WHAT YOU WILL DO: Repeat every line of the data exactly, but not the pictures.

· · · ·

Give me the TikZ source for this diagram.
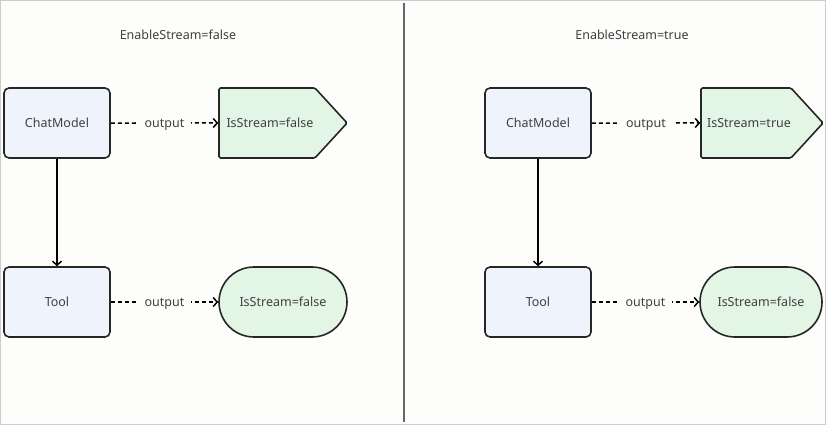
\documentclass[tikz,border=0pt]{standalone}
\usepackage{fontspec}
\setmainfont{Noto Sans}
\usetikzlibrary{arrows.meta,shapes.symbols}
\definecolor{bgpaper}{HTML}{FDFDFB}
\definecolor{boxblue}{HTML}{EEF3FC}
\definecolor{boxgreen}{HTML}{E3F5E5}
\definecolor{inkgray}{HTML}{404040}

\begin{document}
\begin{tikzpicture}[x=1pt,y=-1pt,
    font=\fontsize{12.5}{15}\selectfont,
    every node/.style={text=inkgray},
    procbox/.style={draw=black!85,line width=1.6pt,fill=boxblue,rounded corners=5pt,
      minimum width=106pt,minimum height=70pt},
    flagsig/.style={draw=black!85,line width=1.6pt,fill=boxgreen,signal,signal to=east,
      signal pointer angle=95,minimum height=70pt,inner xsep=0pt,rounded corners=1.5pt},
    flagpill/.style={draw=black!85,line width=1.6pt,fill=boxgreen,rounded corners=35pt,
      minimum height=70pt},
    flowtag/.style={fill=bgpaper,inner xsep=7pt,inner ysep=2pt,yshift=-2pt},
    dashflow/.style={dash pattern=on 4pt off 3pt,line width=1.5pt,
      -{Straight Barb[length=4pt,width=9pt]}},
    solidflow/.style={line width=1.5pt,-{Straight Barb[length=4pt,width=9pt]}}]
  \useasboundingbox (0,0) rectangle (826,425);
  \draw[black!20,line width=1pt,fill=bgpaper] (0.5,0.5) rectangle (825.5,424.5);
  \draw[black!60,line width=2pt] (404,3) -- (404,422);

  % left: EnableStream=false
  \node (titleL) at (178,35) {EnableStream=false};
  \node[procbox] (chatL) at (57,123) {ChatModel};
  \node[procbox] (toolL) at (57,302) {Tool};
  \node[flagsig,minimum width=128pt] (sigL) at (267,123) {\hspace{6pt}IsStream=false};
  \node[flagpill,minimum width=128pt] (pillL) at (283,302) {IsStream=false};
  \draw[dashflow] (chatL) -- node[flowtag]{output} (sigL);
  \draw[dashflow] (toolL) -- node[flowtag]{output} (pillL);
  \draw[solidflow] (chatL) -- (toolL);

  % right: EnableStream=true
  \node (titleR) at (632,35) {EnableStream=true};
  \node[procbox] (chatR) at (538,123) {ChatModel};
  \node[procbox] (toolR) at (538,302) {Tool};
  \node[flagsig,minimum width=122pt] (sigR) at (746,123) {\hspace{6pt}IsStream=true};
  \node[flagpill,minimum width=122pt] (pillR) at (761,302) {IsStream=false};
  \draw[dashflow] (chatR) -- node[flowtag]{output} (sigR);
  \draw[dashflow] (toolR) -- node[flowtag]{output} (pillR);
  \draw[solidflow] (chatR) -- (toolR);
\end{tikzpicture}
\end{document}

· · · ·

THE RESPONSE:
Give me the TikZ source for this diagram.
\documentclass[tikz,border=0pt]{standalone}
\usepackage{fontspec}
\setmainfont{Noto Sans}
\usetikzlibrary{arrows.meta,shapes.symbols}
\definecolor{bgpaper}{HTML}{FDFDFB}
\definecolor{boxblue}{HTML}{EEF3FC}
\definecolor{boxgreen}{HTML}{E3F5E5}
\definecolor{inkgray}{HTML}{404040}

\begin{document}
\begin{tikzpicture}[x=1pt,y=-1pt,
    font=\fontsize{12.5}{15}\selectfont,
    every node/.style={text=inkgray},
    procbox/.style={draw=black!85,line width=1.6pt,fill=boxblue,rounded corners=5pt,
      minimum width=106pt,minimum height=70pt},
    flagsig/.style={draw=black!85,line width=1.6pt,fill=boxgreen,signal,signal to=east,
      signal pointer angle=95,minimum height=70pt,inner xsep=0pt,rounded corners=1.5pt},
    flagpill/.style={draw=black!85,line width=1.6pt,fill=boxgreen,rounded corners=35pt,
      minimum height=70pt},
    flowtag/.style={fill=bgpaper,inner xsep=7pt,inner ysep=2pt,yshift=-2pt},
    dashflow/.style={dash pattern=on 4pt off 3pt,line width=1.5pt,
      -{Straight Barb[length=4pt,width=9pt]}},
    solidflow/.style={line width=1.5pt,-{Straight Barb[length=4pt,width=9pt]}}]
  \useasboundingbox (0,0) rectangle (826,425);
  \draw[black!20,line width=1pt,fill=bgpaper] (0.5,0.5) rectangle (825.5,424.5);
  \draw[black!60,line width=2pt] (404,3) -- (404,422);

  % left: EnableStream=false
  \node (titleL) at (178,35) {EnableStream=false};
  \node[procbox] (chatL) at (57,123) {ChatModel};
  \node[procbox] (toolL) at (57,302) {Tool};
  \node[flagsig,minimum width=128pt] (sigL) at (267,123) {\hspace{6pt}IsStream=false};
  \node[flagpill,minimum width=128pt] (pillL) at (283,302) {IsStream=false};
  \draw[dashflow] (chatL) -- node[flowtag]{output} (sigL);
  \draw[dashflow] (toolL) -- node[flowtag]{output} (pillL);
  \draw[solidflow] (chatL) -- (toolL);

  % right: EnableStream=true
  \node (titleR) at (632,35) {EnableStream=true};
  \node[procbox] (chatR) at (538,123) {ChatModel};
  \node[procbox] (toolR) at (538,302) {Tool};
  \node[flagsig,minimum width=122pt] (sigR) at (746,123) {\hspace{6pt}IsStream=true};
  \node[flagpill,minimum width=122pt] (pillR) at (761,302) {IsStream=false};
  \draw[dashflow] (chatR) -- node[flowtag]{output} (sigR);
  \draw[dashflow] (toolR) -- node[flowtag]{output} (pillR);
  \draw[solidflow] (chatR) -- (toolR);
\end{tikzpicture}
\end{document}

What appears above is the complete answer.